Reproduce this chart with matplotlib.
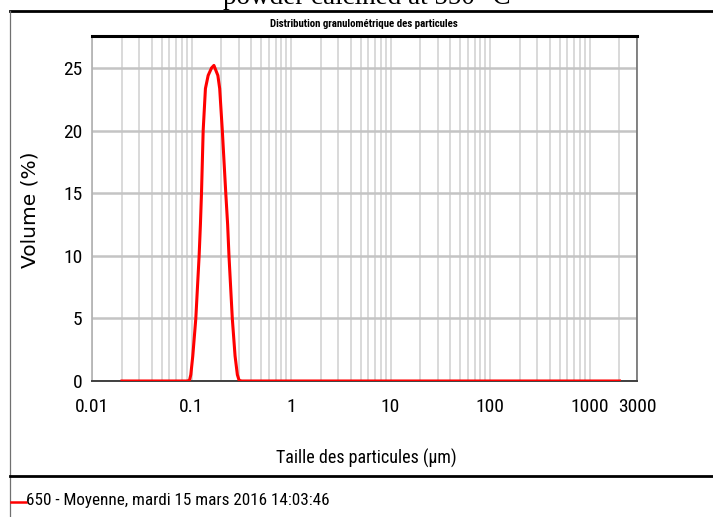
import matplotlib
matplotlib.use("Agg")
import matplotlib.pyplot as plt
from matplotlib.lines import Line2D
from matplotlib.ticker import LogLocator, NullFormatter, FixedLocator
from matplotlib import font_manager
from matplotlib.font_manager import FontProperties

# --- data (particle size in um, volume in %) ---
sizes_um = [0.02, 0.09, 0.0954, 0.0984, 0.103, 0.1105, 0.1193, 0.1229, 0.126,
            0.131, 0.138, 0.147, 0.159, 0.168, 0.184, 0.192, 0.204, 0.221,
            0.2307, 0.238, 0.257, 0.274, 0.289, 0.301, 0.32, 2000]
volume_pct = [0.0, 0.0, 0.05, 0.5, 2.0, 5.0, 10.0, 12.5, 15.0,
              20.0, 23.35, 24.4, 25.0, 25.2, 24.4, 23.35, 20.0, 15.0,
              12.5, 10.0, 5.0, 2.0, 0.5, 0.05, 0.0, 0.0]

x_ticks = [0.01, 0.1, 1, 10, 100, 1000, 3000]
x_tick_labels = ["0.01", "0.1", "1", "10", "100", "1000", "3000"]
y_ticks = [0, 5, 10, 15, 20, 25]

super_title = "powder calcined at 550 °C"
chart_title = "Distribution granulométrique des particules"
x_label = "Taille des particules (µm)"
y_label = "Volume (%)"
legend_text = "650 - Moyenne, mardi 15 mars 2016 14:03:46"


def find_narrow(bold=False):
    # look for a condensed / narrow sans face among installed fonts
    wanted = ["Liberation Sans Narrow", "Roboto Condensed", "DejaVu Sans Condensed",
              "Open Sans Condensed", "Noto Sans Condensed"]
    cond = ("condensed", "semi-condensed", "extra-condensed", "ultra-condensed")
    found = []
    for f in font_manager.fontManager.ttflist:
        st = f.stretch
        is_cond = ("Narrow" in f.name or "Condensed" in f.name
                   or "Narrow" in f.fname or "Condensed" in f.fname
                   or st in cond or (isinstance(st, int) and st < 500))
        if not is_cond or f.style != "normal":
            continue
        w = f.weight if isinstance(f.weight, int) else (700 if "bold" in str(f.weight) else 400)
        if bold and w < 600:
            continue
        if not bold and w != 400:
            continue
        rank = len(wanted)
        for i, n in enumerate(wanted):
            if n.split()[0] in f.name and ("Narrow" in n or "Condensed" in n):
                rank = i
                break
        found.append((rank, f.fname))
    if found:
        found.sort()
        return found[0][1]
    return None


narrow_file = find_narrow(False)
narrow_bold_file = find_narrow(True)


def nfont(size, bold=False):
    path = narrow_bold_file if bold else narrow_file
    if path:
        return FontProperties(fname=path, size=size)
    # no condensed face: plain sans, a bit smaller
    return FontProperties(family="Liberation Sans", size=size * 0.8,
                          weight="bold" if bold else "normal")


W, H = 713, 517
fig = plt.figure(figsize=(W / 100, H / 100), dpi=100)


def fx(px):
    return px / W


def fy(py):
    return 1 - py / H


# axes box: x 92..637, y 36..381 (pixels)
ax = fig.add_axes([fx(92), fy(381), fx(637) - fx(92), fy(36) - fy(381)])
ax.set_xscale("log")
ax.set_xlim(0.01, 3000)
ax.set_ylim(0, 27.55)

ax.plot(sizes_um, volume_pct, color="#ff0000", lw=2.2, zorder=3,
        solid_joinstyle="round")

ax.xaxis.set_major_locator(FixedLocator(x_ticks))
ax.set_xticklabels(x_tick_labels)
ax.xaxis.set_minor_locator(LogLocator(base=10, subs=range(2, 10), numticks=20))
ax.xaxis.set_minor_formatter(NullFormatter())
ax.set_yticks(y_ticks)

ax.grid(True, axis="x", which="both", color="#cfcfcf", lw=1.1, zorder=0)
ax.grid(True, axis="y", which="major", color="#c4c4c4", lw=1.8, zorder=0)

ax.tick_params(axis="both", which="both", length=0)
ax.tick_params(axis="x", pad=12)
ax.tick_params(axis="y", pad=7)
for lab in ax.get_xticklabels() + ax.get_yticklabels():
    lab.set_fontproperties(nfont(14))

ax.spines["top"].set_color("black")
ax.spines["top"].set_linewidth(2.2)
ax.spines["left"].set_color("#b0b0b0")
ax.spines["left"].set_linewidth(1.2)
ax.spines["right"].set_color("#707070")
ax.spines["right"].set_linewidth(1.2)
ax.spines["bottom"].set_color("#404040")
ax.spines["bottom"].set_linewidth(1.4)

fig.text(fx(366), fy(458), x_label, ha="center", va="center",
         fontproperties=nfont(13))
fig.text(fx(30), fy(210), y_label, rotation=90, ha="center", va="center",
         fontfamily="DejaVu Sans", fontsize=14.5)

# titles
fig.text(fx(367), fy(4), super_title, ha="center", va="baseline",
         fontfamily="Liberation Serif", fontsize=19.5)
fig.text(fx(364), fy(24), chart_title, ha="center", va="center",
         fontproperties=nfont(7.8, bold=True))

# outer frame lines
fig.add_artist(Line2D([fx(10), fx(713)], [fy(11), fy(11)], color="black", lw=2))
fig.add_artist(Line2D([fx(10), fx(10)], [fy(11), fy(517)], color="#707070", lw=0.9))
fig.add_artist(Line2D([fx(10), fx(713)], [fy(476), fy(476)], color="black", lw=2))

# legend entry
fig.add_artist(Line2D([fx(11), fx(26)], [fy(502), fy(502)], color="#ff0000", lw=1.8))
fig.text(fx(26), fy(501), legend_text, ha="left", va="center",
         fontproperties=nfont(12.3))

fig.savefig("out.png", dpi=100)
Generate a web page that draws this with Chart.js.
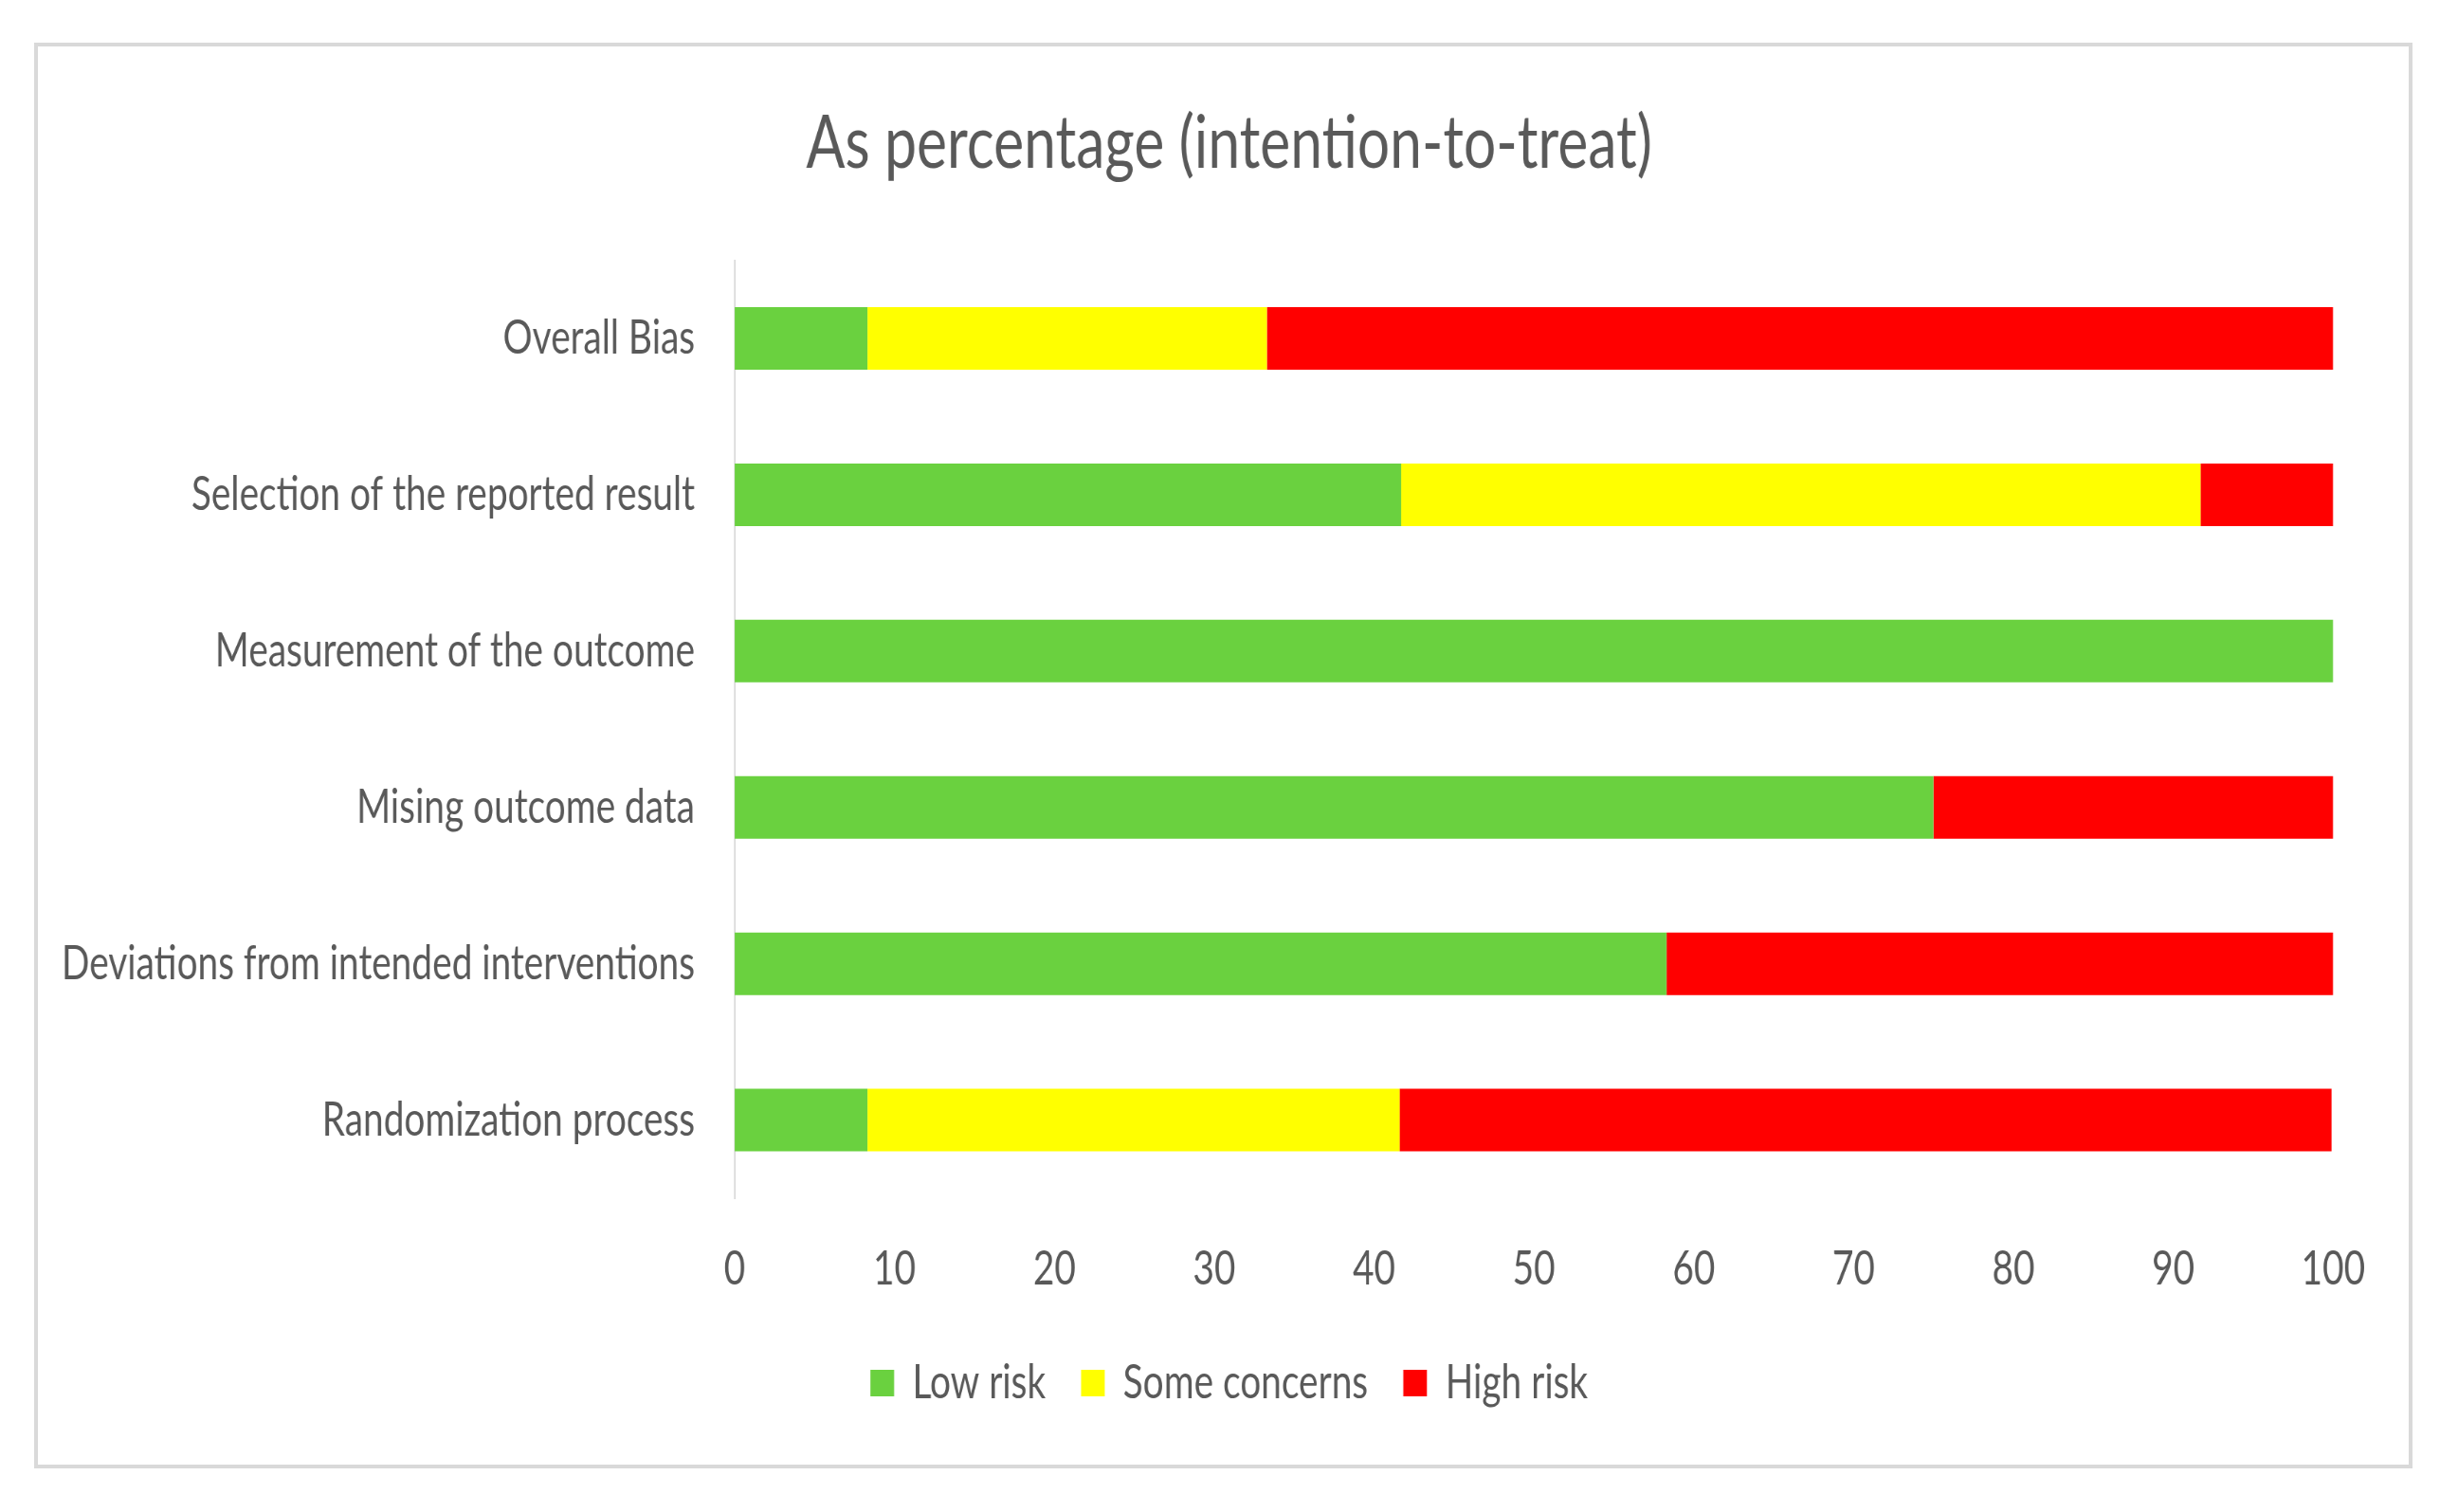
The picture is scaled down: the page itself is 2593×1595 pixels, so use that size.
<!DOCTYPE html>
<html lang="en">
<head>
    <meta charset="UTF-8">
    <script src="https://cdn.jsdelivr.net/npm/chart.js"></script>
    <title>As percentage (intention-to-treat)</title>
    <style>
        body { margin: 0; background: #fff; overflow: hidden; }
        #wrap { position: relative; width: 2593px; height: 1595px; overflow: hidden; }
        #frame {
            position: absolute; left: 36px; top: 45px; width: 2509px; height: 1504px;
            border: 4px solid #d9d9d9; box-sizing: border-box; pointer-events: none;
        }
        #myChart { position: absolute; left: 0; top: 0; transform-origin: 0 0; }
    </style>
</head>
<body>
    <div id="wrap">
        <canvas id="myChart"></canvas>
        <div id="frame"></div>
    </div>
    <script>
        const domains = [
            'Overall Bias',
            'Selection of the reported result',
            'Measurement of the outcome',
            'Mising outcome data',
            'Deviations from intended interventions',
            'Randomization process'
        ]
        const lowRisk = [8.3, 41.7, 100, 75, 58.3, 8.3]
        const someConcerns = [25, 50, 0, 0, 0, 33.3]
        const highRisk = [66.7, 8.3, 0, 25, 41.7, 58.3]
        const seriesNames = ['Low risk', 'Some concerns', 'High risk']

        const font = 'Lato, "Open Sans", sans-serif'
        const textColor = '#595959'
        const labelSize = 50

        // the reference text is a narrow face, so the whole chart is squeezed sideways
        const probe = document.createElement('canvas').getContext('2d')
        probe.font = `${labelSize}px ${font}`
        const squeeze = 668 / probe.measureText(domains[4]).width
        const W = 2593 / squeeze
        const px = v => v / squeeze

        const ctx = document.getElementById('myChart')
        ctx.width = Math.round(W)
        ctx.height = 1595
        ctx.style.transform = `scaleX(${squeeze})`

        new Chart(ctx, {
            type: 'bar',
            data: {
                labels: domains,
                datasets: [
                    { label: seriesNames[0], data: lowRisk, backgroundColor: '#6AD13F' },
                    { label: seriesNames[1], data: someConcerns, backgroundColor: '#FFFF00' },
                    { label: seriesNames[2], data: highRisk, backgroundColor: '#FF0000' }
                ]
            },
            options: {
                indexAxis: 'y',
                responsive: false,
                devicePixelRatio: 1,
                animation: false,
                categoryPercentage: 1,
                barPercentage: 0.4,
                borderWidth: 0,
                layout: { padding: { top: 0, left: 0, right: 0, bottom: 101 } },
                plugins: {
                    title: {
                        display: true,
                        text: 'As percentage (intention-to-treat)',
                        color: textColor,
                        font: { family: font, size: 78, weight: 'normal' },
                        padding: { top: 105, bottom: 76 }
                    },
                    legend: {
                        position: 'bottom',
                        labels: {
                            color: textColor,
                            font: { family: font, size: labelSize },
                            boxWidth: px(25),
                            boxHeight: 28,
                            padding: 48
                        }
                    },
                    tooltip: { enabled: false }
                },
                scales: {
                    x: {
                        stacked: true,
                        min: 0,
                        max: 100,
                        grid: { display: false, drawTicks: false },
                        border: { display: false },
                        ticks: {
                            stepSize: 10,
                            autoSkip: false,
                            maxRotation: 0,
                            padding: 45,
                            color: textColor,
                            font: { family: font, size: labelSize }
                        },
                        afterFit: (scale) => { scale.height = 122 }
                    },
                    y: {
                        stacked: true,
                        grid: { display: false, drawTicks: false },
                        border: { display: true, color: '#d9d9d9', width: 2 },
                        ticks: {
                            padding: px(42),
                            color: textColor,
                            font: { family: font, size: labelSize }
                        },
                        afterFit: (scale) => { scale.width = px(775) }
                    },
                    // empty right-hand axis: keeps the plot off the right edge
                    // while title and legend stay centred on the whole page
                    yRight: {
                        type: 'category',
                        position: 'right',
                        grid: { display: false, drawTicks: false },
                        border: { display: false },
                        ticks: { display: false },
                        afterFit: (scale) => { scale.width = px(132) }
                    }
                }
            }
        })
    </script>
</body>
</html>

---

### Work to complete
Determine the number of lines in the listing that contain the string "matplotlib". Write that number and nothing else.

### Solution
8